◆ AIM ◆
Set the lines down again exactly, first line through the line that contains "import pandas as pd", with no pictures.

◆ COLLECTED MATERIAL ◆
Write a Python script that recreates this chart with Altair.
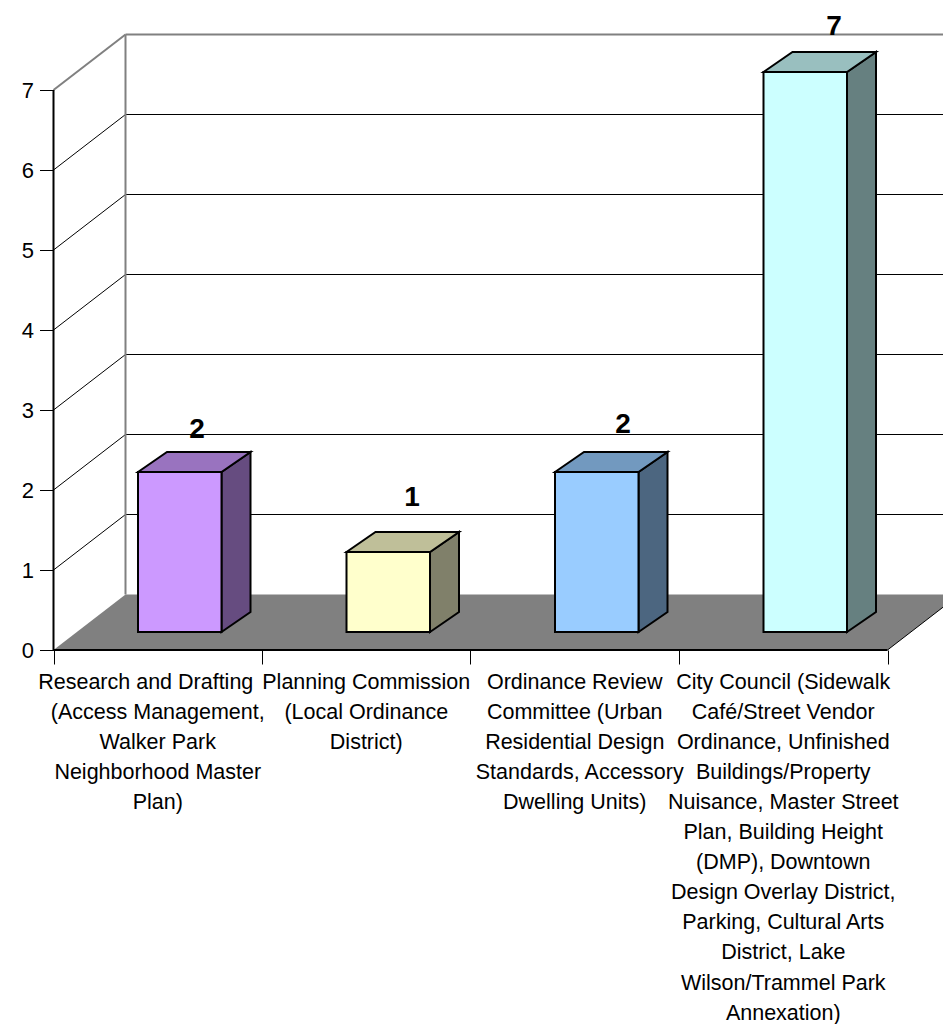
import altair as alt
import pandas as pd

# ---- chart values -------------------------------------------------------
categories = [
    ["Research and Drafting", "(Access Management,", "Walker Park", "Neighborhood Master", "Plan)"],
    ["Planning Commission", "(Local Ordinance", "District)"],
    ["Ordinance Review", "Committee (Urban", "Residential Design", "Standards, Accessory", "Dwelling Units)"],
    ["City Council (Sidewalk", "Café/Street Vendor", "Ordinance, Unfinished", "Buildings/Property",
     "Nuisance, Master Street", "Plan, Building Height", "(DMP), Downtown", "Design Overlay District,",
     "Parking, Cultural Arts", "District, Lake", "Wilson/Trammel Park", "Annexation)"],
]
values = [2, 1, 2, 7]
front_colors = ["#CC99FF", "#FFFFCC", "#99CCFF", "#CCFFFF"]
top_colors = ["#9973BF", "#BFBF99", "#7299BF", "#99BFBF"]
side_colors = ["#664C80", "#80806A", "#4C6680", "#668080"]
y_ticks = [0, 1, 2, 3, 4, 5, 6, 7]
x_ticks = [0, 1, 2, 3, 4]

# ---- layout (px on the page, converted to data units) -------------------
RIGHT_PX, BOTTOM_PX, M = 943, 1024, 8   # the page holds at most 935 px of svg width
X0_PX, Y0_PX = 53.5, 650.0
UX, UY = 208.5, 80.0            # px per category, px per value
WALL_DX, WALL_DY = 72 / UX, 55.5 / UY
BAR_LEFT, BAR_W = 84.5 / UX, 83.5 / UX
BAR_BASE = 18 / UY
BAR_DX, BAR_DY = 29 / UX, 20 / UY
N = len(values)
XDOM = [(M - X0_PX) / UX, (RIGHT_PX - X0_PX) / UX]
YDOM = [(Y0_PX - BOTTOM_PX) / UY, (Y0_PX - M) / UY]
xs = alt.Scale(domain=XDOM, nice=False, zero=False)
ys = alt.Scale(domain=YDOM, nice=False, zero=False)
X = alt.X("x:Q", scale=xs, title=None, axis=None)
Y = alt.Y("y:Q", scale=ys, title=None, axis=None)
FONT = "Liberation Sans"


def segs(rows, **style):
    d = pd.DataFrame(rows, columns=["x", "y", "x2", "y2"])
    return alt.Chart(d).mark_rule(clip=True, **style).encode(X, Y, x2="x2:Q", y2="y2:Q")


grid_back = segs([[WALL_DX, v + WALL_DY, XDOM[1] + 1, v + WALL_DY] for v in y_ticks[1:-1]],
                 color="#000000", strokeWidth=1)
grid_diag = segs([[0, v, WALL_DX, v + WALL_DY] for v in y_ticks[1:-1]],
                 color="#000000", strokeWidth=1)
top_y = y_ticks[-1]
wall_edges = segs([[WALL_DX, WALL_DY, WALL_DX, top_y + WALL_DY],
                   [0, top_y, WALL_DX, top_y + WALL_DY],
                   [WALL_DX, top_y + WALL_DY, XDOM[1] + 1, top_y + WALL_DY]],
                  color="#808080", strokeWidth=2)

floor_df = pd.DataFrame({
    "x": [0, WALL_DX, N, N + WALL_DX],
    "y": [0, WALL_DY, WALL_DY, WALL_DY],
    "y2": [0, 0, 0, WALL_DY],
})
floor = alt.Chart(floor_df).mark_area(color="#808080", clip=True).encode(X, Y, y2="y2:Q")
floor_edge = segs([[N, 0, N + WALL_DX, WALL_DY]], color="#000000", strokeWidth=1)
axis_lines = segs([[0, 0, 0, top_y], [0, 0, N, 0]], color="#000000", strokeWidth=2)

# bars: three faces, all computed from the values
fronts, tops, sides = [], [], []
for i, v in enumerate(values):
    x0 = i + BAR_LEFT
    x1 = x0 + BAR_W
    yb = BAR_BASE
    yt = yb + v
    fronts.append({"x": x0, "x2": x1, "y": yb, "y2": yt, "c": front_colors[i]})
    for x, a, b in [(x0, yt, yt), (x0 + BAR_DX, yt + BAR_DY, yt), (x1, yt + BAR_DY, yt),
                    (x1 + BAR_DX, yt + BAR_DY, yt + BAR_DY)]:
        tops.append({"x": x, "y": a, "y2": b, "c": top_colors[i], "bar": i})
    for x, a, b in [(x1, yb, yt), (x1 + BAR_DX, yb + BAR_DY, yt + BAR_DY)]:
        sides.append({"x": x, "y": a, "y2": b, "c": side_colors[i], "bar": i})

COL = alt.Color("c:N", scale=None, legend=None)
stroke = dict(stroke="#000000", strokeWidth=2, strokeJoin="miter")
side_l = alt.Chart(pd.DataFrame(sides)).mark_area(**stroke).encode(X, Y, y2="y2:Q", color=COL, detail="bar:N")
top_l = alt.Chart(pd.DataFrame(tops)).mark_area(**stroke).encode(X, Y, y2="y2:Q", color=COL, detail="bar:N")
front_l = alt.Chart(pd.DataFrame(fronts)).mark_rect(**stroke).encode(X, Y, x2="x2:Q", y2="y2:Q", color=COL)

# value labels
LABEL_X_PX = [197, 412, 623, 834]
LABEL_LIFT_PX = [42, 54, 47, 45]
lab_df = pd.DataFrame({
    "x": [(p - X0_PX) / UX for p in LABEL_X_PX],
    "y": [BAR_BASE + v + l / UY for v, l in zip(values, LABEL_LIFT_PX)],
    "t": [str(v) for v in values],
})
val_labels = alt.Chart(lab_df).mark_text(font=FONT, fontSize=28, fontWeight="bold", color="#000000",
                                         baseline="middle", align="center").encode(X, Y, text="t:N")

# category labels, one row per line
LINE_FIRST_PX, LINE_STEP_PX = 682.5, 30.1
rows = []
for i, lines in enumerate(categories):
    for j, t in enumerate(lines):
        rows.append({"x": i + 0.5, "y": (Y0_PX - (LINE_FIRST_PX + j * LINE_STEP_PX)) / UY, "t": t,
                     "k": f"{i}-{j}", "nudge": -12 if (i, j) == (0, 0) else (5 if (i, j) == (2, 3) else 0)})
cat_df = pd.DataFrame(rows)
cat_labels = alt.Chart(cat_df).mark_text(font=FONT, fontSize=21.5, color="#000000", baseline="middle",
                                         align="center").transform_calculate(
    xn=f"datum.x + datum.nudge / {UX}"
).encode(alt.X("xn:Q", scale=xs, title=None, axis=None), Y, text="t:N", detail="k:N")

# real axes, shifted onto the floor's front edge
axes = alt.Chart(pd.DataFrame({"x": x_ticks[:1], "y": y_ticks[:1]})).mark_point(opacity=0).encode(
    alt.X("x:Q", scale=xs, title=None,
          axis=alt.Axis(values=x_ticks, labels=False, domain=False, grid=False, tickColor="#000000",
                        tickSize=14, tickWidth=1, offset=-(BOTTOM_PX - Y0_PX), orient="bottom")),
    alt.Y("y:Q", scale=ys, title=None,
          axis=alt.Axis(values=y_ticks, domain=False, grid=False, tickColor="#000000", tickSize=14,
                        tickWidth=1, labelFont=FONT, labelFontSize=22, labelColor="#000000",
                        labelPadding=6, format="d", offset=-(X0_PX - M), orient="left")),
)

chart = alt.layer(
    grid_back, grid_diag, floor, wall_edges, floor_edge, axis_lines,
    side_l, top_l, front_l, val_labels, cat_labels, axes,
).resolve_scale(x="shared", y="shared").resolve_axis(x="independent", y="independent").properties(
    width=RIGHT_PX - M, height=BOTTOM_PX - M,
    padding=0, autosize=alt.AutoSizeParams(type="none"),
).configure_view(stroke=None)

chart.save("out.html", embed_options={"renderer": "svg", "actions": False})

◆ RESPONSE ◆
Write a Python script that recreates this chart with Altair.
import altair as alt
import pandas as pd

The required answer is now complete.